St Ives Chase is a bushland suburb on the Upper North Shore of Sydney in the state of New South Wales, Australia. St Ives Chase is 18 kilometres north-west of the Sydney Central Business District in the local government area of Ku-ring-gai Council. St Ives is a more developed adjacent suburb and St Ives Chase covers the area approximately north of Toolang Road and west of Kuringai Creek. The neighbouring suburb of North Turramurra is separated by a section of the Ku-ring-gai Chase National Park. It is a separate suburb from St Ives, which lies to its south.

==Transport==
By road, St Ives Chase can only be accessed via St Ives. Warrimoo Avenue is the main road used to access streets in St Ives Chase. Many properties sit very close to the bush. As St Ives Chase has no through traffic, there are rarely traffic delays in the suburb. Residents driving from St Ives Chase will first encounter peak hour traffic trying to join or cross Killeaton Street or Mona Vale Road in St Ives. A common route to the city is via the North Shore's Eastern Arterial Road.

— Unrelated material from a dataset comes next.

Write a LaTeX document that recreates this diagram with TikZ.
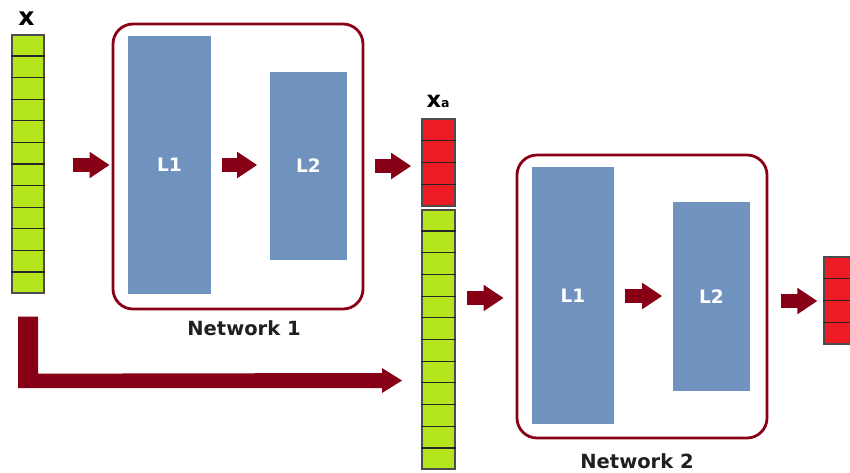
\documentclass[tikz,border=0pt]{standalone}
\usepackage{fontspec}
\setmainfont{DejaVu Sans}
\usetikzlibrary{arrows.meta,calc}
\definecolor{arrowred}{RGB}{136,0,21}
\definecolor{cellgreen}{RGB}{181,230,29}
\definecolor{cellred}{RGB}{237,28,36}
\definecolor{layerblue}{RGB}{112,146,190}
\begin{document}
\begin{tikzpicture}[x=1pt,y=-1pt,
  col/.style={draw=black!70, line width=1.3pt, inner sep=0pt, minimum width=33pt},
  cellline/.style={draw=black!85, line width=1.1pt},
  layer/.style={fill=layerblue, draw=none, inner sep=0pt, text=white, font=\bfseries\fontsize{18.5}{18.5}\selectfont},
  netbox/.style={draw=arrowred, line width=2.8pt, rounded corners=20pt, inner sep=0pt},
  barrow/.style={draw=arrowred, line width=14pt, -{Triangle[length=20pt,width=25pt]}},
  netlabel/.style={font=\bfseries\fontsize{19.5}{19.5}\selectfont, text=black!88, inner sep=0pt},
  varlabel/.style={font=\bfseries\fontsize{25}{25}\selectfont, inner sep=0pt}
]
\clip (0,0) rectangle (850,472);
\fill[white] (0,0) rectangle (850,472);

% input column x
\node[col, fill=cellgreen, minimum width=32pt, minimum height=258pt] (x) at (28,164) {};
\foreach \i in {1,...,11}
  \draw[cellline] ($(x.north west)!\i/12!(x.south west)$) -- ($(x.north east)!\i/12!(x.south east)$);
\node[varlabel, anchor=base] (xlab) at (26.5,25.5) {x};

% network 1
\node[netbox, minimum width=250pt, minimum height=285pt] (net1) at (238,166.5) {};
\node[layer, minimum width=83pt, minimum height=258pt] (l1a) at (169.5,165) {L1};
\node[layer, minimum width=77pt, minimum height=188pt] (l2a) at (308.5,166) {L2};
\node[netlabel] (net1lab) at (244,328) {Network 1};

% augmented column xa
\node[col, fill=cellred, minimum height=87pt] (xared) at (438.5,162.5) {};
\foreach \i in {1,...,3}
  \draw[cellline] ($(xared.north west)!\i/4!(xared.south west)$) -- ($(xared.north east)!\i/4!(xared.south east)$);
\node[col, fill=cellgreen, minimum height=259pt] (xagreen) at (438.5,339.5) {};
\foreach \i in {1,...,11}
  \draw[cellline] ($(xagreen.north west)!\i/12!(xagreen.south west)$) -- ($(xagreen.north east)!\i/12!(xagreen.south east)$);
\node[anchor=base west, inner sep=0pt] (xalab) at (426.5,107.5)
  {\bfseries\fontsize{22.5}{22.5}\selectfont x\fontsize{12.5}{12.5}\selectfont a};

% network 2
\node[netbox, minimum width=250pt, minimum height=283pt] (net2) at (642,296.5) {};
\node[layer, minimum width=82pt, minimum height=257pt] (l1b) at (573,295.5) {L1};
\node[layer, minimum width=77pt, minimum height=189pt] (l2b) at (711.5,296.5) {L2};
\node[netlabel] (net2lab) at (637,461) {Network 2};

% output column
\node[col, fill=cellred, minimum width=34pt, minimum height=87pt] (out) at (841,300.5) {};
\foreach \i in {1,...,3}
  \draw[cellline] ($(out.north west)!\i/4!(out.south west)$) -- ($(out.north east)!\i/4!(out.south east)$);

% block arrows
\draw[barrow] ($(x.east)+(28,1)$) -- ++(37,0);
\draw[barrow] ($(l1a.east)+(11,0)$) -- ++(35,0);
\draw[barrow] ($(l2a.east)+(28,0)$) -- ++(36,0);
\draw[barrow] ($(net2.west)+(-49,1.5)$) -- ++(37,0);
\draw[barrow] ($(l1b.east)+(11,0.5)$) -- ++(37,0);
\draw[barrow] ($(net2.east)+(13,4.5)$) -- ++(36,0);

% skip connection (L-shaped arrow from x to xa)
\fill[arrowred] ($(x.south)+(-10,23)$) -- ++(20,0) -- ++(0,57) -- (382,373) -- (382,368)
  -- (402,380.5) -- (382,393) -- (382,388) -- (18,388) -- cycle;
\end{tikzpicture}
\end{document}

Buses to St Ives Chase include CDC NSW route 195 to/from Gordon railway station and route 194/594 from St Ives through St Ives Chase to the city. North Turramurra and Bobbin Head are accessible via bush tracks in the National Park.

==Commercial zone==
St Ives Chase is almost entirely zoned for either residential or recreational means. The suburb does have a small shopping complex of 5 shops which include a medical centre, seven-day corner shop ( closed ), a liquor shop, a chemist, a cafe and a hair dresser. The adjacent Metro Petroleum petrol station and St Ives chase service centre are the only other commercial outlets in the area.

==Population==
At the , St Ives Chase recorded a population of 3,283. Of these:
- The median age was 42 years. Children aged 0–14 years made up 23.5% of the population and people aged 65 years and over made up 18.9% of the population.
- 51.8% were born in Australia; the next most common countries of birth were China 12.6%, South Africa 7.8%, England 6.6%, Hong Kong 2.3% and India 1.9%.
- 65.3% spoke English at home; other languages spoken at home included Mandarin 16.4%, Cantonese 3.9%, Persian 1.5%, Spanish 1.2% and Korean 1.0%.
- 90.2% of households were family households, 8.8% were single person households and 1.0% were group households.

==Wildlife==
Situated in the national park, St Ives Chase is the home to a wide variety of flora and fauna, particularly prevalent are brush turkeys. In recent years there has been a rabbit problem in the area, and there have been many attempts to eradicate rabbits in the St Ives Chase side of the National Park.

==Sport and clubs==
There are two sports grounds in the area, Warrimoo Oval, which is home to the St Ives Football Club, and Toolang Oval, which hosts junior Football and Cricket.

Also located near St Ives Chase near Warrimoo Oval is the North St Ives Scout Club which is a club for children and teenagers run by family volunteers.